One of Chicago’s iconic pieces of public art will be getting a new home. French artist Jean Dubuffet’s sculpture “Monument with Standing Beast,” in place in front of the Thompson Center since the building opened in 1985, is moving to a different spot in the Loop. — Chicago Sun Times
Following last week’s $105 million sale of the Thompson Center to Google, the famed Dubuffet sculpture will be relocated to a former bank building at 115 S. LaSalle Street, a space purchased by the state of Illinois to house office space lost with the sale. The 29-foot, 10-ton fiberglass sculpture was seen as an extension of the Helmut Jahn-designed building. Nicknamed “Snoopy in a blender,” the piece is made up of four shapes representing an animal, a tree, an architectural form, and a portal. It was inspired by Dubuffet’s 1960 series of paintings called Hourlope.

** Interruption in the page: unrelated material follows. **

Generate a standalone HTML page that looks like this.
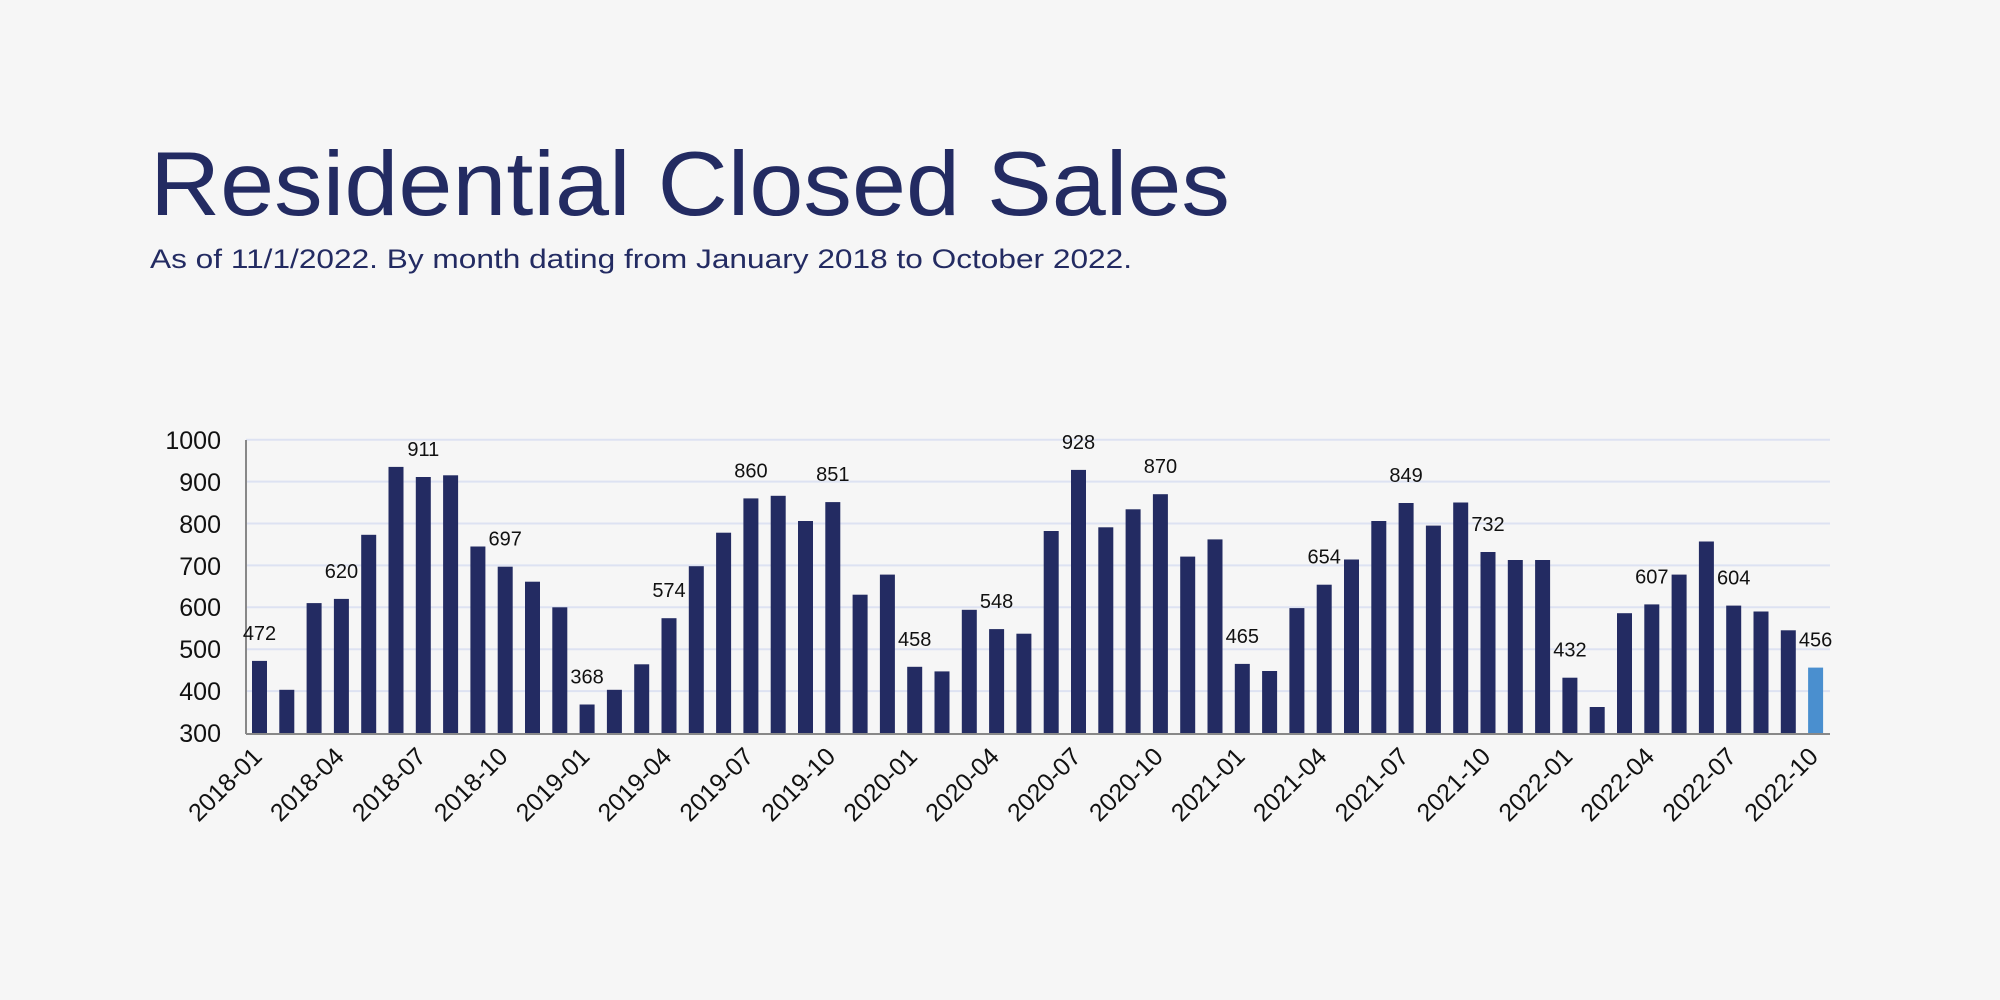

“Monument with Standing Beast” was donated in 1984 by Ruth Horwich, an art collector and co-founder of Chicago’s Museum of Contemporary Art, in memory of her husband, Leonard Horwich. It was unveiled outside an under-construction Thompson Center in November of that year. A date for the sculpture’s arrival at its new home has not been announced.
3 Comments
Well, I find this sad. But change happens. I just loved its loopy black and white form next to the Thomson grids.
I hope Google is willing to replace it by locating and buying a similar sized piece by the same artist. They are among the few companies that could actually afford to do that. A great aspect of development in the Loop from the mid '60s to the early '80s was the inclusion of gigantic pieces of public sculpture. It would be great to see that revived.
It is a shame it is being moved, it belongs with the Thompson Center, not shunted off to a microplaza where it will have no room to breathe.